Figure scripts:
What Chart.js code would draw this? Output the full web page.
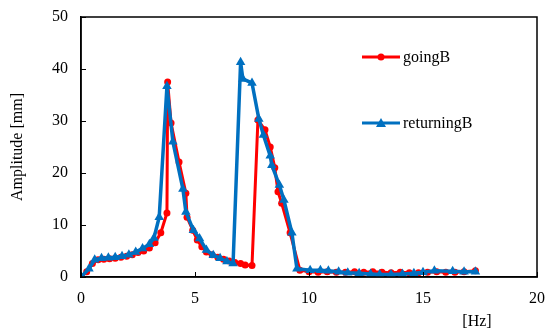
<!DOCTYPE html>
<html>
<head>
<meta charset="utf-8">
<script src="https://cdn.jsdelivr.net/npm/chart.js@4"></script>
<style>
  html, body { margin: 0; padding: 0; background: #fff; }
  #wrap { width: 546px; height: 332px; }
</style>
</head>
<body>
<div id="wrap"><canvas id="chart"></canvas></div>
<script>
// going sweep (red)
const goingHz  = [0, 0.25, 0.5, 0.75, 1.0, 1.25, 1.5, 1.75, 2.0, 2.25, 2.5, 2.75, 3.0, 3.25, 3.5, 3.77, 3.8, 3.95, 4.3, 4.6, 4.65, 4.9, 5.1, 5.3, 5.5, 5.75, 6.0, 6.25, 6.5, 6.75, 7.0, 7.2, 7.5, 7.76, 8.07, 8.3, 8.5, 8.64, 8.8, 9.17, 9.6, 10.0, 10.4, 10.8, 11.2, 11.6, 12.0, 12.4, 12.8, 13.2, 13.6, 14.0, 14.4, 14.8, 15.2, 15.6, 16.0, 16.4, 16.8, 17.3];
const goingAmp = [0, 1.0, 2.6, 3.3, 3.4, 3.5, 3.6, 3.8, 4.0, 4.3, 4.7, 5.0, 5.6, 6.6, 8.5, 12.3, 37.5, 29.6, 22.1, 16.1, 11.5, 9.0, 7.1, 5.8, 4.8, 4.3, 3.8, 3.4, 3.1, 2.8, 2.6, 2.3, 2.2, 30.2, 28.3, 25.0, 21.0, 16.4, 14.2, 8.5, 1.3, 1.0, 0.9, 1.0, 0.9, 0.9, 1.0, 0.9, 1.0, 0.9, 0.8, 0.9, 0.8, 0.8, 0.9, 1.0, 0.9, 0.9, 1.0, 1.2];

// returning sweep (blue)
const returnHz  = [0, 0.35, 0.6, 0.9, 1.2, 1.5, 1.8, 2.1, 2.4, 2.7, 3.0, 3.2, 3.43, 3.77, 4.03, 4.47, 4.6, 4.93, 5.2, 5.5, 5.8, 6.1, 6.4, 6.67, 7.0, 7.1, 7.5, 7.8, 8.0, 8.3, 8.37, 8.7, 8.9, 9.25, 9.47, 10.05, 10.5, 10.85, 11.3, 11.7, 12.2, 12.7, 13.1, 13.6, 14.1, 14.6, 15.0, 15.5, 16.3, 16.8, 17.3];
const returnAmp = [0, 1.6, 3.3, 3.6, 3.7, 3.8, 4.0, 4.3, 4.8, 5.5, 6.3, 7.5, 11.5, 36.7, 26.0, 16.9, 12.5, 9.0, 7.4, 5.2, 4.2, 3.6, 3.0, 2.6, 41.3, 38.1, 37.3, 30.4, 27.3, 23.3, 21.5, 17.7, 14.8, 8.5, 1.6, 1.3, 1.3, 1.2, 1.0, 0.8, 0.7, 0.6, 0.5, 0.5, 0.6, 0.7, 0.9, 1.2, 1.1, 1.0, 1.0];

const xTicks = [0, 5, 10, 15, 20];
const yTicks = [0, 10, 20, 30, 40, 50];

const serif = "'Liberation Serif', 'DejaVu Serif', serif";

function pairs(xs, ys) {
  return xs.map((x, i) => ({ x: x, y: ys[i] }));
}

// frame, inner ticks, legend and the [Hz] label
const decor = {
  id: 'decor',
  afterDraw(chart) {
    const ctx = chart.ctx;
    const a = chart.chartArea;
    const xs = chart.scales.x, ys = chart.scales.y;
    ctx.save();
    ctx.strokeStyle = '#000';
    ctx.lineWidth = 1.5;
    ctx.strokeRect(a.left, a.top, a.right - a.left, a.bottom - a.top);
    ctx.lineWidth = 1;
    ctx.beginPath();
    yTicks.forEach(v => {
      const py = Math.round(ys.getPixelForValue(v)) + 0.5;
      ctx.moveTo(a.left, py); ctx.lineTo(a.left + 5, py);
    });
    xTicks.forEach(v => {
      const px = Math.round(xs.getPixelForValue(v)) + 0.5;
      ctx.moveTo(px, a.bottom); ctx.lineTo(px, a.bottom - 5);
    });
    ctx.stroke();

    // legend
    const items = chart.data.datasets;
    const rows = [57, 123];
    ctx.font = '16px ' + serif;
    ctx.textBaseline = 'middle';
    items.forEach((ds, i) => {
      const y = rows[i];
      ctx.strokeStyle = ds.borderColor;
      ctx.lineWidth = 3;
      ctx.beginPath();
      ctx.moveTo(362, y); ctx.lineTo(400, y);
      ctx.stroke();
      ctx.fillStyle = ds.borderColor;
      ctx.beginPath();
      if (ds.pointStyle === 'triangle') {
        ctx.moveTo(381, y - 5); ctx.lineTo(386, y + 4); ctx.lineTo(376, y + 4); ctx.closePath();
      } else {
        ctx.arc(381, y, 3.5, 0, Math.PI * 2);
      }
      ctx.fill();
      ctx.fillStyle = '#000';
      ctx.textAlign = 'left';
      ctx.fillText(ds.label, 403, y + 1);
    });

    ctx.font = '16px ' + serif;
    ctx.textAlign = 'center';
    ctx.fillText('[Hz]', 477, 322);
    ctx.restore();
  }
};

new Chart(document.getElementById('chart'), {
  type: 'line',
  data: {
    datasets: [
      {
        label: 'goingB',
        data: pairs(goingHz, goingAmp),
        borderColor: '#FF0000',
        backgroundColor: '#FF0000',
        borderWidth: 3,
        pointStyle: 'circle',
        pointRadius: 3.5,
        pointBorderWidth: 0,
        tension: 0,
        order: 2
      },
      {
        label: 'returningB',
        data: pairs(returnHz, returnAmp),
        borderColor: '#0070C0',
        backgroundColor: '#0070C0',
        borderWidth: 3.5,
        pointStyle: 'triangle',
        pointRadius: 5.5,
        pointBorderWidth: 0,
        tension: 0,
        order: 1
      }
    ]
  },
  options: {
    responsive: true,
    maintainAspectRatio: false,
    animation: false,
    layout: { padding: { left: 0, right: 9, top: 17, bottom: 0 } },
    plugins: {
      legend: { display: false },
      tooltip: { enabled: false }
    },
    scales: {
      x: {
        type: 'linear',
        min: 0, max: 20,
        afterBuildTicks: s => { s.ticks = xTicks.map(v => ({ value: v })); },
        afterFit: s => { s.height = 55; s.paddingLeft = 0; s.paddingRight = 0; },
        grid: { display: false, drawTicks: false },
        border: { display: true, color: '#000', width: 1.5 },
        ticks: { color: '#000', padding: 12, font: { family: serif, size: 16 } }
      },
      y: {
        min: 0, max: 50,
        afterBuildTicks: s => { s.ticks = yTicks.map(v => ({ value: v })); },
        afterFit: s => { s.width = 81; s.paddingTop = 0; s.paddingBottom = 0; },
        grid: { display: false, drawTicks: false },
        border: { display: true, color: '#000', width: 1.5 },
        ticks: { color: '#000', padding: 13, font: { family: serif, size: 16 } },
        title: {
          display: true,
          text: 'Amplitude [mm]',
          color: '#000',
          font: { family: serif, size: 16 },
          padding: { top: 8, bottom: 0 }
        }
      }
    }
  },
  plugins: [decor]
});
</script>
</body>
</html>
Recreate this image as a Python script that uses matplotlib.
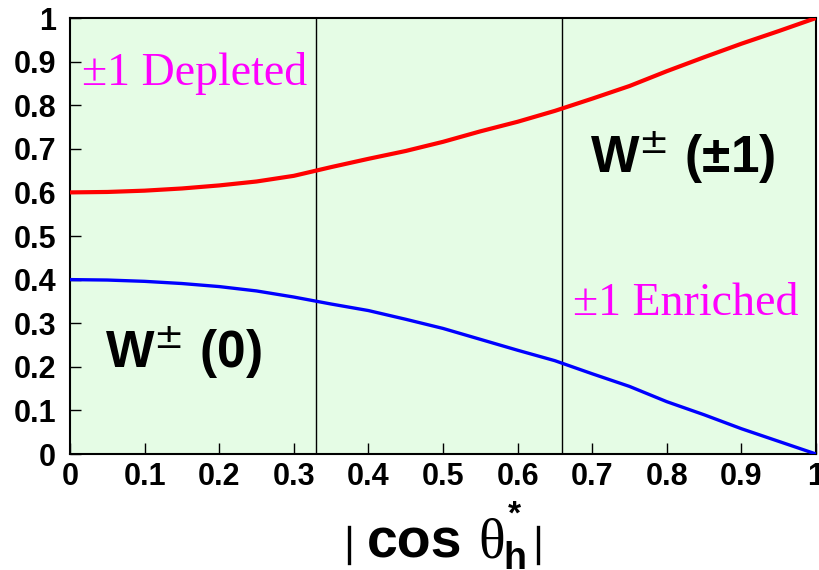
import matplotlib
matplotlib.use("Agg")
import matplotlib.pyplot as plt
from matplotlib.lines import Line2D

# Data
x_vals = [0.0, 0.05, 0.1, 0.15, 0.2, 0.25, 0.3, 0.35, 0.4, 0.45, 0.5,
          0.55, 0.6, 0.65, 0.7, 0.75, 0.8, 0.85, 0.9, 0.95, 1.0]
red_vals = [0.600, 0.601, 0.604, 0.609, 0.616, 0.625, 0.638, 0.658, 0.677, 0.695, 0.716,
            0.740, 0.762, 0.787, 0.815, 0.844, 0.878, 0.910, 0.941, 0.970, 1.000]
blue_vals = [0.400, 0.399, 0.396, 0.391, 0.384, 0.374, 0.360, 0.344, 0.329, 0.309, 0.288,
             0.263, 0.238, 0.214, 0.184, 0.155, 0.120, 0.090, 0.058, 0.029, 0.000]
vlines_x = [0.33, 0.66]
tick_vals = [0.0, 0.1, 0.2, 0.3, 0.4, 0.5, 0.6, 0.7, 0.8, 0.9, 1.0]
tick_labels = ['0', '0.1', '0.2', '0.3', '0.4', '0.5', '0.6', '0.7', '0.8', '0.9', '1']

W, H = 819, 570
fig = plt.figure(figsize=(W / 100, H / 100), dpi=100)
fig.patch.set_facecolor('white')
ax = fig.add_axes([70 / W, 1 - 454 / H, 746 / W, 436 / H])
ax.set_facecolor('#e5fce5')

ax.plot(x_vals, red_vals, color='#ff0000', lw=3.0, solid_capstyle='butt', zorder=3)
ax.plot(x_vals, blue_vals, color='#0000ff', lw=2.4, solid_capstyle='butt', zorder=3)
for xv in vlines_x:
    ax.axvline(xv, color='black', lw=1.0, zorder=2)

ax.set_xlim(0, 1)
ax.set_ylim(0, 1)
ax.set_xticks(tick_vals)
ax.set_xticklabels(tick_labels)
ax.set_yticks(tick_vals)
ax.set_yticklabels(tick_labels)
ax.tick_params(direction='in', length=8, width=1, top=False, right=False)
ax.tick_params(axis='x', pad=6)
ax.tick_params(axis='y', pad=10)
for lab in ax.get_xticklabels() + ax.get_yticklabels():
    lab.set_fontfamily('Liberation Sans')
    lab.set_fontweight('bold')
    lab.set_fontsize(22)
for sp in ax.spines.values():
    sp.set_linewidth(1.5)

# annotations
ax.text(0.016, 0.846, '±1 Depleted', color='#ff00ff', fontsize=33,
        family='Liberation Serif', ha='left', va='baseline')
ax.text(0.674, 0.319, '±1 Enriched', color='#ff00ff', fontsize=33,
        family='Liberation Serif', ha='left', va='baseline')
ax.text(0.697, 0.644, r'W$^{\pm}$ (±1)', color='black', fontsize=37,
        family='Liberation Sans', fontweight='bold', ha='left', va='baseline')
ax.text(0.047, 0.197, r'W$^{\pm}$ (0)', color='black', fontsize=37,
        family='Liberation Sans', fontweight='bold', ha='left', va='baseline')

# x axis label |cos theta_h^*|
def fx(px):
    return px / W

def fy(py):
    return 1 - py / H

fig.add_artist(Line2D([fx(349), fx(349)], [fy(527), fy(563)], color='black', lw=2.4))
fig.add_artist(Line2D([fx(538), fx(538)], [fy(527), fy(563)], color='black', lw=2.4))
fig.text(fx(367), fy(557), 'cos', fontsize=40, family='Liberation Sans',
         fontweight='bold', ha='left', va='baseline')
fig.text(fx(478), fy(557), 'θ', fontsize=40, family='Liberation Serif',
         ha='left', va='baseline')
fig.text(fx(503), fy(569), 'h', fontsize=27, family='Liberation Sans',
         fontweight='bold', ha='left', va='baseline')
fig.text(fx(508), fy(524), '*', fontsize=24, family='Liberation Sans',
         fontweight='bold', ha='left', va='baseline')

fig.savefig('out.png', dpi=100)
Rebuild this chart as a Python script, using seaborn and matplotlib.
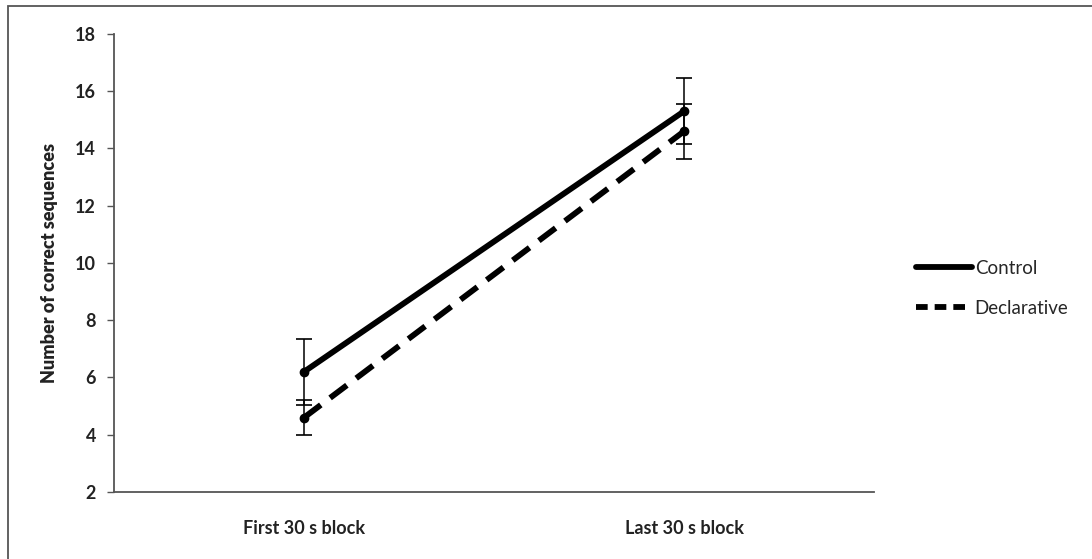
import numpy as np
import pandas as pd
import matplotlib
matplotlib.use("Agg")
import matplotlib.pyplot as plt
import seaborn as sns
from matplotlib.lines import Line2D

blocks = ["First 30 s block", "Last 30 s block"]
groups = ["Control", "Declarative"]
control_mean = [6.2, 15.3]
control_err = [1.15, 1.15]
declarative_mean = [4.6, 14.6]
declarative_err = [0.6, 0.95]

sns.set_theme(style="white")
plt.rcParams['font.family'] = ['Lato', 'DejaVu Sans']

df = pd.DataFrame({
    "pos": [0, 1, 0, 1],
    "mean": control_mean + declarative_mean,
    "err": control_err + declarative_err,
    "group": [groups[0]] * 2 + [groups[1]] * 2,
})

fig = plt.figure(figsize=(10.92, 5.59), dpi=100)
fig.patch.set_facecolor("white")
ax = fig.add_axes([0.1044, 0.1199, 0.696, 0.8193])

lw = 4.2
sns.lineplot(data=df, x="pos", y="mean", style="group", hue="group",
             palette=["black", "black"], dashes={"Control": "", "Declarative": (3.6, 2.0)},
             linewidth=lw, ax=ax, legend=False)

for g in groups:
    sub = df[df.group == g]
    ax.errorbar(sub["pos"], sub["mean"], yerr=sub["err"], fmt="o", ms=6,
                color="black", ecolor="black", elinewidth=1.1, capsize=6, capthick=1.2)

ax.set_xlim(-0.5, 1.5)
ax.set_ylim(2, 18)
ax.set_yticks(range(2, 19, 2))
ax.set_xticks([0, 1])
ax.set_xticklabels(blocks)
ax.set_xlabel("")
ax.set_ylabel("Number of correct sequences", labelpad=12)
ax.yaxis.label.set_fontsize(13)
ax.yaxis.label.set_fontweight("heavy")
ax.yaxis.label.set_color("#222222")
ax.tick_params(axis="y", direction="out", length=5, width=1, color="#555555",
               labelsize=13, labelcolor="#222222", left=True, pad=8)
ax.tick_params(axis="x", length=0, labelsize=13, labelcolor="#222222", pad=20)
for lab in ax.get_yticklabels() + ax.get_xticklabels():
    lab.set_fontweight("bold")
for s in ["top", "right"]:
    ax.spines[s].set_visible(False)
for s in ["left", "bottom"]:
    ax.spines[s].set_color("#555555")
    ax.spines[s].set_linewidth(1.3)

handles = [Line2D([], [], color="black", lw=lw),
           Line2D([], [], color="black", lw=lw, dashes=(2.0, 1.2))]
leg = fig.legend(handles, groups, loc="upper left", bbox_to_anchor=(0.823, 0.565),
                 frameon=False, handlelength=3.0, handletextpad=0.15, labelspacing=1.2,
                 prop={"size": 13.5})

fig.add_artist(plt.Rectangle((8 / 1092, -0.1), 1.2, 1 - 6 / 559 + 0.1,
                             transform=fig.transFigure, fill=False,
                             edgecolor="#555555", linewidth=1.3))

fig.savefig("out.png", dpi=100)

YOUR GOAL: Write out again exactly the lines above from the one with "Recreate this image" through the one with "ax.axvline(xv, color='black', lw=1.0, zorder=2)", adding no other lines and no pictures.

SOLUTION FOR THIS PROBLEM:
Recreate this image as a Python script that uses matplotlib.
import matplotlib
matplotlib.use("Agg")
import matplotlib.pyplot as plt
from matplotlib.lines import Line2D

# Data
x_vals = [0.0, 0.05, 0.1, 0.15, 0.2, 0.25, 0.3, 0.35, 0.4, 0.45, 0.5,
          0.55, 0.6, 0.65, 0.7, 0.75, 0.8, 0.85, 0.9, 0.95, 1.0]
red_vals = [0.600, 0.601, 0.604, 0.609, 0.616, 0.625, 0.638, 0.658, 0.677, 0.695, 0.716,
            0.740, 0.762, 0.787, 0.815, 0.844, 0.878, 0.910, 0.941, 0.970, 1.000]
blue_vals = [0.400, 0.399, 0.396, 0.391, 0.384, 0.374, 0.360, 0.344, 0.329, 0.309, 0.288,
             0.263, 0.238, 0.214, 0.184, 0.155, 0.120, 0.090, 0.058, 0.029, 0.000]
vlines_x = [0.33, 0.66]
tick_vals = [0.0, 0.1, 0.2, 0.3, 0.4, 0.5, 0.6, 0.7, 0.8, 0.9, 1.0]
tick_labels = ['0', '0.1', '0.2', '0.3', '0.4', '0.5', '0.6', '0.7', '0.8', '0.9', '1']

W, H = 819, 570
fig = plt.figure(figsize=(W / 100, H / 100), dpi=100)
fig.patch.set_facecolor('white')
ax = fig.add_axes([70 / W, 1 - 454 / H, 746 / W, 436 / H])
ax.set_facecolor('#e5fce5')

ax.plot(x_vals, red_vals, color='#ff0000', lw=3.0, solid_capstyle='butt', zorder=3)
ax.plot(x_vals, blue_vals, color='#0000ff', lw=2.4, solid_capstyle='butt', zorder=3)
for xv in vlines_x:
    ax.axvline(xv, color='black', lw=1.0, zorder=2)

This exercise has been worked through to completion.